The director of Georgia's Division of Family and Children Services is out of a job after less than a year, and it's not clear whether she left voluntarily.

DFCS Director Rachelle Carnesale, a former prosecutor, had been handpicked by Gov. Nathan Deal to lead the state's child welfare system when he took office in January.

No public announcement was made to say she was gone, and DFCS officials would not say when she left the job.

A spokeswoman for the state Human Services Department, to which the DFCS reports, on Monday confirmed Carnesale's departure to The Atlanta Journal-Constitution but said only that the state "will name an interim DFCS director this week. A search for a permanent director will take place in the coming months," department spokeswoman Ravae Graham said.

DFCS investigates child welfare and neglect, and handles everything from child support to financial assistance for families.
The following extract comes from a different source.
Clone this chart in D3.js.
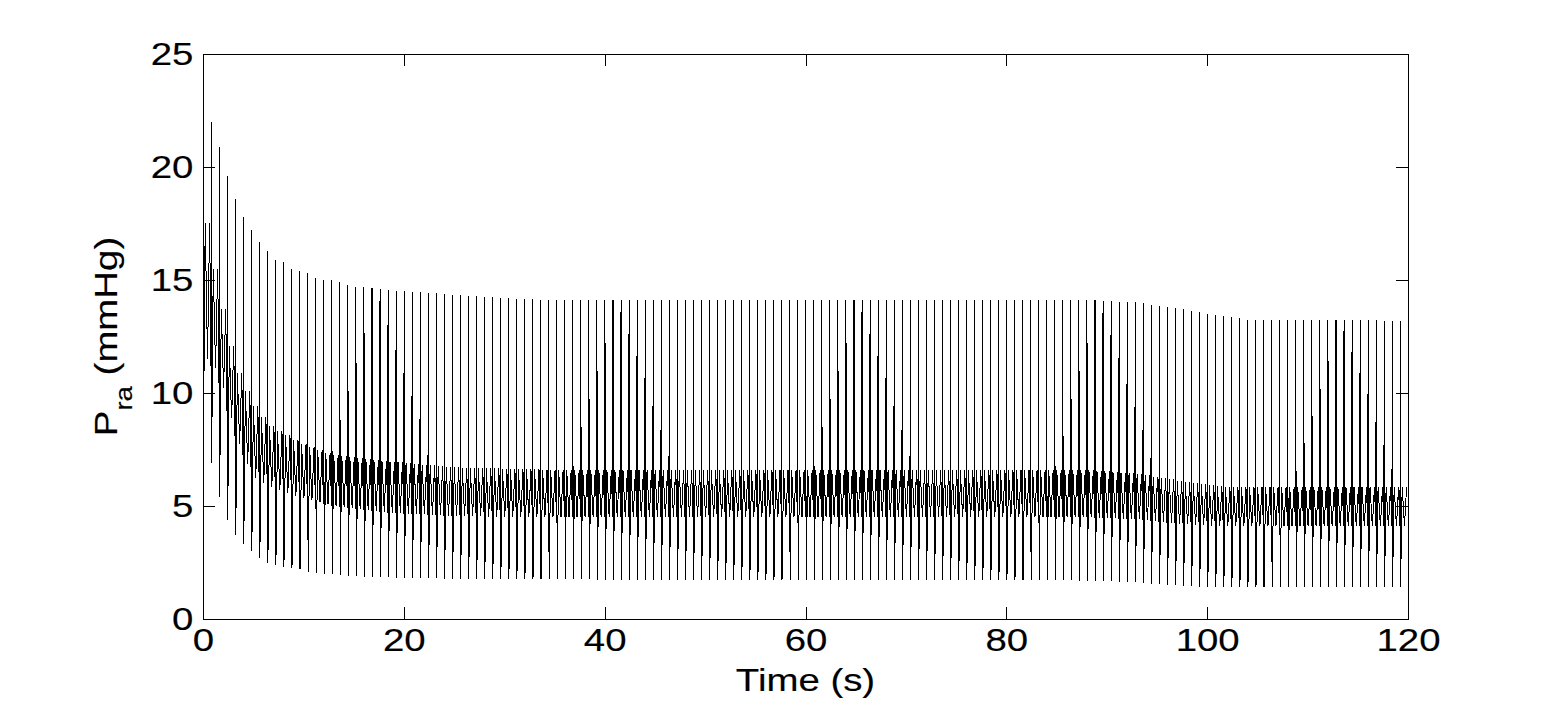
<!DOCTYPE html>
<html>
<head>
<meta charset="utf-8">
<script src="https://cdn.jsdelivr.net/npm/d3@7"></script>
<style>
  body { margin: 0; background: #fff; }
  text { font-family: 'Liberation Sans', Arial, sans-serif; fill: #000; stroke: #000; stroke-width: 0.15px; }
</style>
</head>
<body>
<svg width="1556" height="707"></svg>
<script>
// heart beat period (s) and number of beats in the 120 s run
const period = 0.8;
const nBeats = 150;

// one beat: time after beat start (s) and which level the trace reaches
const shapePhase = [0, 0.03, 0.06, 0.22, 0.45, 0.66];
const shapeLevel = ['lo', 'peak', 'trough', 'hi', 'lo', 'hi'];

// envelope (time s, mmHg)
const peakT = [0, 0.8, 1.6, 2.4, 3.2, 4.0, 4.8, 5.6, 6.4, 7.2, 8.0, 8.8, 9.6, 10.4, 11.2, 12.0,
  12.8, 13.6, 14.4, 15.2, 16.0, 16.8, 17.6, 18.4, 25, 30, 35, 89, 93, 97, 100, 104, 120];
const peakV = [20.9, 22.0, 20.9, 19.6, 18.6, 17.8, 17.2, 16.7, 16.3, 15.9, 15.8, 15.5, 15.4, 15.3, 15.1, 15.0,
  15.0, 14.9, 14.8, 14.7, 14.7, 14.65, 14.6, 14.55, 14.35, 14.2, 14.1, 14.1, 14.0, 13.75, 13.5, 13.25, 13.2];

const troughT = [0, 0.8, 1.6, 2.4, 3.2, 4.0, 4.8, 5.6, 6.4, 7.2, 8.0, 8.8, 9.6, 10.4, 11.2, 12.0,
  12.8, 13.6, 14.4, 15.2, 16.0, 16.8, 17.6, 18.4, 25, 35, 85, 92, 96, 100, 120];
const troughV = [8.7, 6.9, 5.4, 4.4, 3.7, 3.3, 3.0, 2.7, 2.5, 2.4, 2.3, 2.25, 2.2, 2.1, 2.05, 2.0,
  2.0, 1.95, 1.9, 1.9, 1.88, 1.86, 1.85, 1.84, 1.78, 1.75, 1.72, 1.65, 1.5, 1.42, 1.4];

const bandT = [0, 1.2, 2.8, 4.5, 6.2, 9.2, 12.4, 18.4, 25, 35, 88, 93, 97, 101, 120];
const bandHi = [17.5, 14.5, 11.3, 9.6, 8.6, 7.8, 7.3, 6.96, 6.7, 6.6, 6.6, 6.4, 6.1, 5.85, 5.85];
const bandLo = [11.5, 10.9, 8.2, 6.3, 5.85, 5.4, 5.04, 4.7, 4.55, 4.5, 4.5, 4.4, 4.2, 4.1, 4.1];

const xTicks = [0, 20, 40, 60, 80, 100, 120];
const yTicks = [0, 5, 10, 15, 20, 25];

const svg = d3.select('svg');
const pLeft = 203, pRight = 1408, pTop = 54, pBottom = 619;
const fs = 32, sx = 1.2;

const x = d3.scaleLinear().domain([0, 120]).range([pLeft, pRight]);
const y = d3.scaleLinear().domain([0, 25]).range([pBottom, pTop]);

const level = {
  peak: d3.scaleLinear().domain(peakT).range(peakV).clamp(true),
  trough: d3.scaleLinear().domain(troughT).range(troughV).clamp(true),
  hi: d3.scaleLinear().domain(bandT).range(bandHi).clamp(true),
  lo: d3.scaleLinear().domain(bandT).range(bandLo).clamp(true)
};

const series = [];
for (let k = 0; k < nBeats; k++) {
  const t0 = k * period;
  shapePhase.forEach((p, i) => {
    const t = t0 + p;
    if (t <= 120) series.push({ t: t, v: level[shapeLevel[i]](t0) });
  });
}

svg.append('defs').append('clipPath').attr('id', 'clip')
  .append('rect')
  .attr('x', pLeft).attr('y', pTop)
  .attr('width', pRight - pLeft).attr('height', pBottom - pTop);

svg.append('path')
  .datum(series)
  .attr('clip-path', 'url(#clip)')
  .attr('fill', 'none')
  .attr('stroke', '#000')
  .attr('stroke-width', 1)
  .attr('shape-rendering', 'crispEdges')
  .attr('d', d3.line().x((d) => x(d.t)).y((d) => y(d.v)));

// axes, MATLAB style: ticks pointing in on all four sides
const gx = svg.append('g')
  .attr('transform', `translate(0, ${pBottom})`)
  .call(d3.axisBottom(x).tickValues(xTicks).tickSize(-12).tickSizeOuter(0).tickPadding(9));
const gy = svg.append('g')
  .attr('transform', `translate(${pLeft}, 0)`)
  .call(d3.axisLeft(y).tickValues(yTicks).tickSize(-12).tickSizeOuter(0).tickPadding(8));
svg.append('g')
  .attr('transform', `translate(0, ${pTop})`)
  .call(d3.axisTop(x).tickValues(xTicks).tickSize(-12).tickSizeOuter(0).tickFormat(''));
svg.append('g')
  .attr('transform', `translate(${pRight}, 0)`)
  .call(d3.axisRight(y).tickValues(yTicks).tickSize(-12).tickSizeOuter(0).tickFormat(''));

svg.selectAll('.tick line').attr('stroke', '#000').attr('shape-rendering', 'crispEdges');
svg.selectAll('.domain').remove();

gx.attr('font-family', null);
gy.attr('font-family', null);
gx.selectAll('text')
  .attr('font-size', fs)
  .attr('transform', `scale(${sx},1)`);
gy.selectAll('text')
  .attr('font-size', fs)
  .attr('transform', `scale(${sx},1)`);

svg.append('rect')
  .attr('x', pLeft).attr('y', pTop)
  .attr('width', pRight - pLeft).attr('height', pBottom - pTop)
  .attr('fill', 'none')
  .attr('stroke', '#000')
  .attr('shape-rendering', 'crispEdges');

svg.append('text')
  .attr('transform', `translate(${(pLeft + pRight) / 2}, 691) scale(${sx},1)`)
  .attr('text-anchor', 'middle')
  .attr('font-size', fs)
  .text('Time (s)');

const yl = svg.append('text')
  .attr('transform', `translate(117, ${(pTop + pBottom) / 2}) rotate(-90) scale(${sx},1)`)
  .attr('text-anchor', 'middle')
  .attr('font-size', fs);
yl.append('tspan').text('P');
yl.append('tspan').attr('font-size', 23).attr('dy', 15).text('ra');
yl.append('tspan').attr('dy', -15).text(' (mmHg)');
</script>
</body>
</html>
The state expected to spend $257 million on child welfare this year.

Carnesale's departure surprised child advocates. Normer Adams, the executive director for the Georgia Association of Homes and Services for Children said he knew of no criticisms about Carnesale. She could not be reached for comment Monday.

"She was about safety and establishing protocols that represented best practice," Adams said. "I thought she was on a good path."

In February, following four deaths within three weeks of children who had contact with the agency, the newly appointed Carnesale said some longtime DFCS practices were under scrutiny. She also had to deal with issues about which she had no control.

In October, after federal benefits -- vouchers for food and health care -- abruptly stopped for families including in Cobb, Cherokee and Douglas counties, the agency could only acknowledge that local staffers had been overwhelmed by demand and failed to process nearly 650 food stamp reviews since September.

Carnesale came to DFCS as acting director for the state's Office of the Child Advocate. A Emory University law school graduate, she specialized as a prosecutor in child abuse cases including in DeKalb and Cherokee counties. After coming to work for the state, she developed training about child abuse for case workers.